Em linguagem simples, o que a auditoria está a dizer é que o cenário de liquidação teria permitido que os credores tivessem recuperado uma maior percentagem dos seus ativos: 100% os credores priveligiados, 100% os credores garantidos e 31,7% os credores comuns. Os credores subordinados perderiam tudo. Os depositantes estariam protegidos pela lei até 100 mil euros. Entre os credores privilegiados do BES está o Estado (2,97 mil milhões de euros), cuja ‘fatia de leão’ consiste em garantias prestadas (2,91 mil milhões de euros) e o restante montante é relativo a impostos (64,1 milhões de euros). Para além disso, nos termos da lei aplicável, caso se verifique, no encerramento da liquidação do BES, que os credores cujos créditos não tenham sido transferidos para o Novo Banco, S.A. assumem um prejuízo superior ao que hipoteticamente assumiriam caso o BES tivesse entrado em processo de liquidação em momento imediatamente anterior ao da aplicação da medida de resolução, esses credores têm direito a receber a diferença do Fundo de Resolução. Ou seja, a fatura chegará ao sistema bancário e o Estado.
Na verdade, o Fundo de Resolução terá também de pagar as eventuais indemnizações decididas em tribunal. Isto é, se a Justiça der razão a contestações em tribunal de quem se considerar lesado por decisões tomadas no âmbito da resolução – decisão tomada pelo Banco de Portugal – é o Fundo de Resolução que responde financeiramente.
Fica somente a questão do efeito sistémico da liquidação do banco, bem como o desemprego que geraria entre os colaboradores do banco (como foi gerando ao longo do tempo, mesmo com a resolução). A auditoria fala de uma “disrupção abrupta”. E basicamente esse é o grande argumento para a resolução. No entanto, o mesmo argumento foi usado com o Banif que era um banco pequeno (o 8º do sistema bancário nacional). No entanto, esta auditoria, bem como outras deste tipo, serão usadas extensivamente nos processos judiciais para calcular o montante de indemnizações a pagar pelo Fundo de Resolução. Isso terá um impacto significativo nos outros bancos, pois são eles que suportam o Fundo de Resolução. Mas também no Estado, que lá tem 3,9 mil milhões de euros de dinheiro emprestado pela troika e do qual paga juros. Portanto, o efeitos de disrupção também existe e é muito significativo no caso da resolução.

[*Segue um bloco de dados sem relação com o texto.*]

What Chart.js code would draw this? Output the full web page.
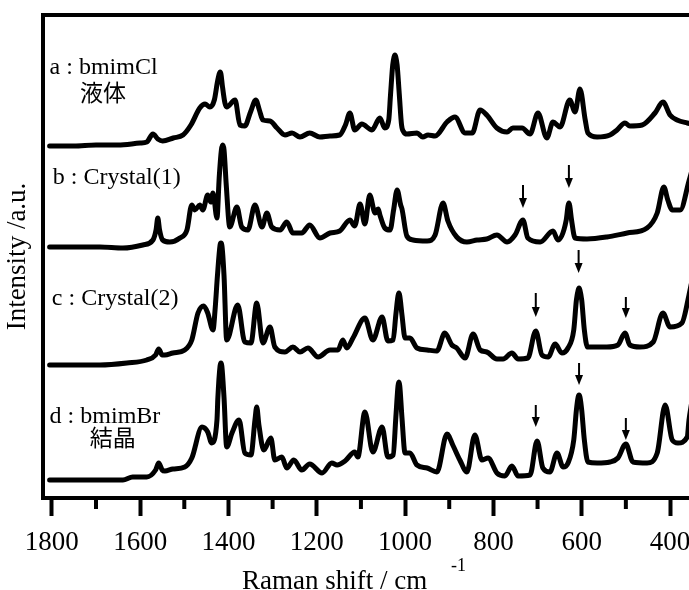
<!DOCTYPE html>
<html>
<head>
<meta charset="utf-8">
<script src="https://cdn.jsdelivr.net/npm/chart.js@4.4.1/dist/chart.umd.min.js"></script>
<style>
  html, body { margin: 0; padding: 0; background: #fff; overflow: hidden; }
</style>
</head>
<body>
<canvas id="raman" width="689" height="590"></canvas>
<script>
// raman spectra, 4 traces stacked (a.u. already offset per trace)
const shiftA = [1805,1750,1700,1650,1600,1585,1571,1560,1549,1525,1503,1485,1465,1453,1442,1432,1425,1421,1419,1417,1414,1408,1404,1385,1374,1363,1350,1338,1330,1322,1306,1290,1272,1256,1238,1216,1193,1170,1148,1135,1125,1114,1098,1075,1057,1046,1037,1033,1028,1025,1023,1021,1018,1013,1008,1003,996,973,960,948,932,905,887,864,848,830,815,792,769,756,735,717,699,679,665,649,627,615,604,592,586,565,536,520,502,491,463,434,416,400,384,361,350];
const intA = [352,352,353,353,355,356,364,359,357,360,363,373,390,394,391,398,416,424,426,424,413,395,391,398,373,372,386,398,388,378,377,370,363,365,361,365,361,362,363,373,385,368,374,368,380,370,378,403,433,441,443,441,433,403,373,366,364,365,361,363,362,376,381,365,365,388,383,370,366,370,370,364,385,360,376,371,398,386,409,378,365,361,363,368,375,372,373,385,396,383,378,375,374];

const shiftB = [1805,1691,1639,1594,1571,1564,1560,1556,1549,1533,1510,1494,1483,1476,1465,1458,1447,1440,1435,1426,1421,1416,1413,1410,1405,1397,1381,1370,1356,1340,1324,1313,1302,1283,1268,1254,1234,1216,1193,1170,1148,1125,1114,1102,1091,1080,1068,1061,1057,1046,1034,1026,1018,1010,1007,996,982,950,932,914,903,883,860,837,815,792,769,751,733,722,694,665,654,635,631,629,627,623,615,588,543,497,452,429,414,405,395,377,357,350];
const intB = [251,251,250,253,258,268,280,268,258,256,260,268,293,288,293,288,303,296,305,280,320,348,353,348,313,271,291,271,268,293,271,285,271,268,276,265,265,273,260,265,267,278,272,294,274,303,285,289,283,270,268,288,308,293,289,262,258,257,263,295,277,261,256,258,259,263,256,263,278,260,256,267,258,278,292,295,292,278,260,259,261,265,270,285,311,298,288,288,317,328];

const shiftC = [1805,1691,1630,1585,1565,1558,1550,1544,1526,1499,1483,1469,1456,1447,1435,1430,1425,1419,1417,1415,1410,1404,1379,1363,1349,1336,1322,1306,1295,1272,1254,1238,1220,1197,1170,1152,1141,1132,1118,1091,1073,1052,1039,1027,1021,1016,1014,1012,1007,1000,989,973,950,928,910,894,883,864,846,830,815,792,778,758,744,722,704,690,676,660,645,631,618,612,608,606,604,600,594,587,574,543,518,502,491,468,438,416,400,373,357,350];
const intC = [133,133,135,138,143,149,143,143,145,148,158,185,192,185,168,190,222,253,255,253,222,158,193,156,155,195,155,171,151,146,151,146,150,141,148,148,158,150,160,180,158,181,157,158,183,202,205,202,183,160,160,150,148,147,165,153,150,140,164,148,146,139,139,145,139,140,167,143,141,154,145,150,168,198,208,210,208,198,168,151,151,151,153,165,153,151,156,185,171,175,203,218];

const shiftD = [1805,1691,1639,1617,1585,1565,1558,1550,1544,1526,1499,1483,1460,1447,1438,1426,1424,1419,1417,1415,1410,1404,1392,1376,1363,1349,1340,1336,1331,1320,1304,1295,1279,1268,1252,1234,1216,1188,1166,1154,1136,1114,1107,1091,1073,1052,1039,1027,1021,1016,1014,1012,1007,1000,989,973,950,928,905,892,876,860,842,826,812,792,774,758,744,717,701,688,672,656,642,631,618,612,608,606,604,600,594,586,565,536,518,500,484,452,429,411,395,382,361,357,350];
const intD = [18,18,18,21,21,28,35,28,27,29,31,40,71,66,55,78,100,132,135,132,100,51,65,78,45,43,78,91,73,48,60,38,41,30,38,28,34,25,35,33,37,46,41,86,46,71,41,43,80,112,116,112,80,45,45,33,30,26,64,53,38,26,63,38,40,25,22,32,22,23,57,30,26,45,31,35,58,88,101,103,101,88,58,36,35,36,40,54,36,35,45,93,58,55,61,78,98];

// x ticks every 100, labels every 200
const tickValues = [1800,1700,1600,1500,1400,1300,1200,1100,1000,900,800,700,600,500,400];

// arrows marking new bands (shift, top of shaft, tip)
const arrowShift = [733, 629, 704, 607, 500, 704, 606, 500];
const arrowTop   = [313, 333, 205, 248, 201,  93, 135,  80];
const arrowTip   = [290, 310, 181, 225, 180,  71, 113,  58];

// trace captions
const labelText  = ["a : bmimCl", "液体", "b : Crystal(1)", "c : Crystal(2)", "d : bmimBr", "結晶"];
const labelShift = [1805, 1736, 1798, 1800, 1805, 1714];
const labelLevel = [430, 406, 320, 199, 81, 61];

const SERIF = '"Liberation Serif", "Times New Roman", serif';

function trace(xs, ys) {
  return { data: xs.map((v, i) => ({ x: v, y: ys[i] })) };
}

const decor = {
  id: 'decor',
  afterDraw(chart) {
    const { ctx, chartArea: area, scales: { x, y } } = chart;
    ctx.save();
    ctx.strokeStyle = '#000';
    ctx.fillStyle = '#000';

    // top frame
    ctx.lineWidth = 4;
    ctx.beginPath();
    ctx.moveTo(area.left - 2, area.top);
    ctx.lineTo(area.right, area.top);
    ctx.stroke();

    // minor ticks (shorter)
    tickValues.filter(v => v % 200 !== 0).forEach(v => {
      const px = x.getPixelForValue(v);
      ctx.beginPath();
      ctx.moveTo(px, area.bottom);
      ctx.lineTo(px, area.bottom + 11);
      ctx.stroke();
    });

    // arrows
    arrowShift.forEach((s, i) => {
      const px = x.getPixelForValue(s);
      const top = y.getPixelForValue(arrowTop[i]);
      const tip = y.getPixelForValue(arrowTip[i]);
      ctx.lineWidth = 2;
      ctx.beginPath();
      ctx.moveTo(px, top);
      ctx.lineTo(px, tip - 8);
      ctx.stroke();
      ctx.beginPath();
      ctx.moveTo(px - 4, tip - 10);
      ctx.lineTo(px + 4, tip - 10);
      ctx.lineTo(px, tip);
      ctx.closePath();
      ctx.fill();
    });

    // captions
    ctx.textAlign = 'left';
    ctx.textBaseline = 'middle';
    labelText.forEach((t, i) => {
      ctx.font = /[\u3000-\u9fff]/.test(t) ? '23px "Noto Sans CJK JP"' : '24px ' + SERIF;
      ctx.fillText(t, x.getPixelForValue(labelShift[i]), y.getPixelForValue(labelLevel[i]));
    });

    // x axis title with superscript
    ctx.textBaseline = 'alphabetic';
    ctx.font = '27px ' + SERIF;
    ctx.fillText('Raman shift / cm', 242, 589);
    ctx.font = '18px ' + SERIF;
    ctx.fillText('-1', 451, 571);
    ctx.restore();
  }
};

new Chart(document.getElementById('raman'), {
  type: 'line',
  data: {
    datasets: [trace(shiftA, intA), trace(shiftB, intB), trace(shiftC, intC), trace(shiftD, intD)]
  },
  options: {
    responsive: false,
    animation: false,
    layout: { padding: { top: 15, right: 0, bottom: 0, left: 0 } },
    plugins: { legend: { display: false }, tooltip: { enabled: false } },
    elements: {
      point: { radius: 0 },
      line: {
        borderWidth: 5, borderColor: '#000', fill: false,
        cubicInterpolationMode: 'monotone', borderJoinStyle: 'round', borderCapStyle: 'round'
      }
    },
    scales: {
      x: {
        type: 'linear', reverse: true, min: 357, max: 1820,
        afterBuildTicks: s => { s.ticks = tickValues.map(v => ({ value: v })); },
        afterFit: s => { s.height = 92; s.paddingLeft = 0; s.paddingRight = 0; },
        ticks: {
          autoSkip: false, maxRotation: 0, padding: 11, color: '#000',
          font: { family: SERIF, size: 27 },
          callback: v => (v % 200 === 0 ? String(v) : '')
        },
        grid: {
          drawOnChartArea: false, drawTicks: true, tickLength: 18, tickWidth: 4,
          tickColor: c => (c.tick && c.tick.value % 200 === 0 ? '#000' : 'rgba(0,0,0,0)')
        },
        border: { display: true, color: '#000', width: 4 }
      },
      y: {
        min: 0, max: 483,
        ticks: { display: false },
        grid: { display: false },
        border: { display: true, color: '#000', width: 4 },
        title: {
          display: true, text: 'Intensity /a.u.', color: '#000',
          font: { family: SERIF, size: 27 }, padding: { top: 2, bottom: 0 }
        },
        afterFit: s => { s.width = 43; }
      }
    }
  },
  plugins: [decor]
});
</script>
</body>
</html>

Em 2014, as alternativas ponderadas eram a resolução e a nacionalização. Não havia ninguém – leia-se entre os decisores políticos, nos partidos e nas entidades oficiais – a defender a liquidação. O que esta auditoria vem dizer é que essa era provavelmente a melhor hipótese. Que não foi defendida por ninguém. Funcionou o medo do efeito sistémico. A própria auditoria diz isso:
Mas não é para ponderar todas as hipóteses, ter preparados todos os cenários, que existem governos, entidades de regulação e supervisão, entidades de fiscalização e pessoas pagas pelo Estado para o fazerem? Todos esses cenários não deveriam estar já bem estudados de forma a poder fazer uma avaliação? Perceber que num caso que já custou 16 mil milhões de euros não foram vistas todas as hipóteses e que, por acaso, a solução eventualmente mais favorável nem foi considerada é muito desanimador e demonstrativo da qualidade das pessoas que elegemos para gerir os interesses de todos nós.
Carlos Costa tem alguma coisa a dizer? E Maria Luís Albuquerque? E Pedro Passos Coelho?
Estilo: “Desculpem, não pensamos bem nisto”?